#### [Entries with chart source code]
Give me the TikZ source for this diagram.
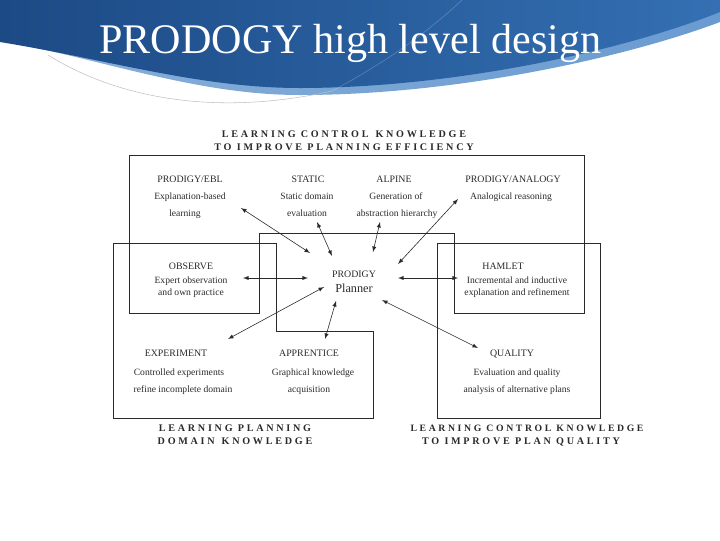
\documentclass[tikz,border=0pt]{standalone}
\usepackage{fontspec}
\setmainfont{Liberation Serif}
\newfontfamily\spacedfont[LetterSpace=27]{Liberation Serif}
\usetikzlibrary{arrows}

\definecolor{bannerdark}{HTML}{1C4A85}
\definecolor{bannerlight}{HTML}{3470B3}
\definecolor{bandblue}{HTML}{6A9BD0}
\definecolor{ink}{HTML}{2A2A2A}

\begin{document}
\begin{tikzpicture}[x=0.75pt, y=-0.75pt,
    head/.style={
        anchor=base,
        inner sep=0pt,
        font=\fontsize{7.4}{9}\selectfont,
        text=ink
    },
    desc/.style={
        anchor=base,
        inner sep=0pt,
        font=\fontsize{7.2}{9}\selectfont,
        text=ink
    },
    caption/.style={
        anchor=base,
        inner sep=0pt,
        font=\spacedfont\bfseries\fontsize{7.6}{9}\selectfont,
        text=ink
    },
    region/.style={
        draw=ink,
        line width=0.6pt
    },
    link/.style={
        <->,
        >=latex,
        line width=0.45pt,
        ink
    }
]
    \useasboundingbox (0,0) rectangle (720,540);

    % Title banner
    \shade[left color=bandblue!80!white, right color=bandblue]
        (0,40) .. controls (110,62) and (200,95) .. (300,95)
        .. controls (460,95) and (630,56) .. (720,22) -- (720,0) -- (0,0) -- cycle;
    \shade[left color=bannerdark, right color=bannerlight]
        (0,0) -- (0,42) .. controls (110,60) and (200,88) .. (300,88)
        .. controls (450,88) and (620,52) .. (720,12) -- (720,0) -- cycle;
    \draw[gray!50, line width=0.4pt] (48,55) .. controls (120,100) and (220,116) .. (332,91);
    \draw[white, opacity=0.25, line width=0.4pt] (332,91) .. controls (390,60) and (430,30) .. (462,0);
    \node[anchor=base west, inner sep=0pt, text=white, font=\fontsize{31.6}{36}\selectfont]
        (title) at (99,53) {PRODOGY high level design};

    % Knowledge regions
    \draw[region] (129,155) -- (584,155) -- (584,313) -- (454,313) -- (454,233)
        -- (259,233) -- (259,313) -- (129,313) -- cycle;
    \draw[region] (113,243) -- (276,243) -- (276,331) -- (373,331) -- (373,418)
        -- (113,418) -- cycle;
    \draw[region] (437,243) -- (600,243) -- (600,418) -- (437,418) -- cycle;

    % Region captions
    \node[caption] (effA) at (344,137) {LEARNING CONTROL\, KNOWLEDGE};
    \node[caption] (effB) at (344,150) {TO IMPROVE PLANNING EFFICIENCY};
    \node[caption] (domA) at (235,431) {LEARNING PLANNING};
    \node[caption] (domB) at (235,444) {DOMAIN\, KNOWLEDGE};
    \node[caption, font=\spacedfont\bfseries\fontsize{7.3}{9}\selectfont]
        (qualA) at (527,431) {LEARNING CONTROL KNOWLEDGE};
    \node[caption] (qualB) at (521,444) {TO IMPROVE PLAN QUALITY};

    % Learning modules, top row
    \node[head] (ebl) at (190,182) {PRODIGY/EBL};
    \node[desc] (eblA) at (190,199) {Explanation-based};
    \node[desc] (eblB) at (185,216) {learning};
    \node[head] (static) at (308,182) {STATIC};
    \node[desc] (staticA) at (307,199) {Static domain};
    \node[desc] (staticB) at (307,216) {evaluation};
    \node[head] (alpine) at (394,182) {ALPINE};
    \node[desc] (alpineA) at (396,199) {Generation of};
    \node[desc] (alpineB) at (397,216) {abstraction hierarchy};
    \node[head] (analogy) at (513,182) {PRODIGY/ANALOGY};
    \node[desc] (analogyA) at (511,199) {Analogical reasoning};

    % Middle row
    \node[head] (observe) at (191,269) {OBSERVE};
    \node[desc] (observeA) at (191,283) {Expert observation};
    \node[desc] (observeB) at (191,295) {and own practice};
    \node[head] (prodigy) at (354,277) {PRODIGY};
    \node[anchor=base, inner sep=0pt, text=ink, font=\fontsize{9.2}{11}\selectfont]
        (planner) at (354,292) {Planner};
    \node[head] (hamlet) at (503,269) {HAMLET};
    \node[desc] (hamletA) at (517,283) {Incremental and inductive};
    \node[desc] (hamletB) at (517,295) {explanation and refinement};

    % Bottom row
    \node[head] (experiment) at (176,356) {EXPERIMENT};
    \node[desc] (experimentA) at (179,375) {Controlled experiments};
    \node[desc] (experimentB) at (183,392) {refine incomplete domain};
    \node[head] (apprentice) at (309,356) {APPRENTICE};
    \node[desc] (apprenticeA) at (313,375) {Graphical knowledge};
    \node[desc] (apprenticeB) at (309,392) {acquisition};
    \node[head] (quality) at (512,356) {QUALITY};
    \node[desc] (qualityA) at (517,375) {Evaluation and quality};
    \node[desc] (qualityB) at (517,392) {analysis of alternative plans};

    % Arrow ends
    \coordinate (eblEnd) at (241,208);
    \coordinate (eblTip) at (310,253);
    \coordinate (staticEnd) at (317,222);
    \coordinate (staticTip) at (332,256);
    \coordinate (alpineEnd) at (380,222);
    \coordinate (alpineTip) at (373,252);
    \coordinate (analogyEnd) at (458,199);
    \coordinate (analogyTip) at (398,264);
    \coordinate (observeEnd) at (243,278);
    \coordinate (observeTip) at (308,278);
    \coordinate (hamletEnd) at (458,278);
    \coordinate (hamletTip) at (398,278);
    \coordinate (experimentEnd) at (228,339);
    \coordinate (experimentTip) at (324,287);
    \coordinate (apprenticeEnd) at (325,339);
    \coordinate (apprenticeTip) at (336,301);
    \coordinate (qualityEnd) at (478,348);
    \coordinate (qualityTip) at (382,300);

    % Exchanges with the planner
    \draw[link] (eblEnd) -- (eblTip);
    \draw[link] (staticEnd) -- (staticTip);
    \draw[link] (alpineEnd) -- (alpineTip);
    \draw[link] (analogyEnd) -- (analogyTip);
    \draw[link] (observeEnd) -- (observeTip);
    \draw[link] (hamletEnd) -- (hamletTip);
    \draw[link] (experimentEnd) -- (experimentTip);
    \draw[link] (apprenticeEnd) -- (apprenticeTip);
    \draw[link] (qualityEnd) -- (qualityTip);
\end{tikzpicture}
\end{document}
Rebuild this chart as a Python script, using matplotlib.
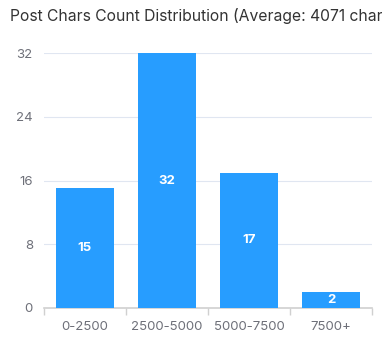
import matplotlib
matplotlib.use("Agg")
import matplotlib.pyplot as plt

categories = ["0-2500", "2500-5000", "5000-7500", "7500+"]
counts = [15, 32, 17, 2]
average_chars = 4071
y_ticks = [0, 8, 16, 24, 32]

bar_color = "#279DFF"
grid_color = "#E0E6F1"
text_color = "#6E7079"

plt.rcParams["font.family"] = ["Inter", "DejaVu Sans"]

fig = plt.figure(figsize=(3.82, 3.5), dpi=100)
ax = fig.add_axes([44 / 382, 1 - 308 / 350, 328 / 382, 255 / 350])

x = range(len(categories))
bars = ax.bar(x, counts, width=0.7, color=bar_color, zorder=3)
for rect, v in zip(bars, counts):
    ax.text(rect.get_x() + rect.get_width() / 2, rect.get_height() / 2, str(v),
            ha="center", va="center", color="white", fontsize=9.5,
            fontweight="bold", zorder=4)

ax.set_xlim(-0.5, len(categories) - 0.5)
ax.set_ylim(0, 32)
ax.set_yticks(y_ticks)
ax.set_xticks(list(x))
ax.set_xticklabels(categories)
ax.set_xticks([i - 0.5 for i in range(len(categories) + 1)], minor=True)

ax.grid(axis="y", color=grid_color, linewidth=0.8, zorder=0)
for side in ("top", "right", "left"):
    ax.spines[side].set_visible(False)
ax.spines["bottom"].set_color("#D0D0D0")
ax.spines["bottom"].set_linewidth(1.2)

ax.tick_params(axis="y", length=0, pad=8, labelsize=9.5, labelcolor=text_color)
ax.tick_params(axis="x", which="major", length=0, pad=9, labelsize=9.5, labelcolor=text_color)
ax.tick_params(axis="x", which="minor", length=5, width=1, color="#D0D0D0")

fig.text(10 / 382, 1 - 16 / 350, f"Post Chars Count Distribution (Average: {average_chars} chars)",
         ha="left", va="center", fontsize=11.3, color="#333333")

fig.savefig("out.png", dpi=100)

#### [What is needed]
Drop the images and output only the lines from the one that contains "Rebuild this chart" to the one that contains "ax = fig.add_axes([44", both included.

#### [Correct response]
Rebuild this chart as a Python script, using matplotlib.
import matplotlib
matplotlib.use("Agg")
import matplotlib.pyplot as plt

categories = ["0-2500", "2500-5000", "5000-7500", "7500+"]
counts = [15, 32, 17, 2]
average_chars = 4071
y_ticks = [0, 8, 16, 24, 32]

bar_color = "#279DFF"
grid_color = "#E0E6F1"
text_color = "#6E7079"

plt.rcParams["font.family"] = ["Inter", "DejaVu Sans"]

fig = plt.figure(figsize=(3.82, 3.5), dpi=100)
ax = fig.add_axes([44 / 382, 1 - 308 / 350, 328 / 382, 255 / 350])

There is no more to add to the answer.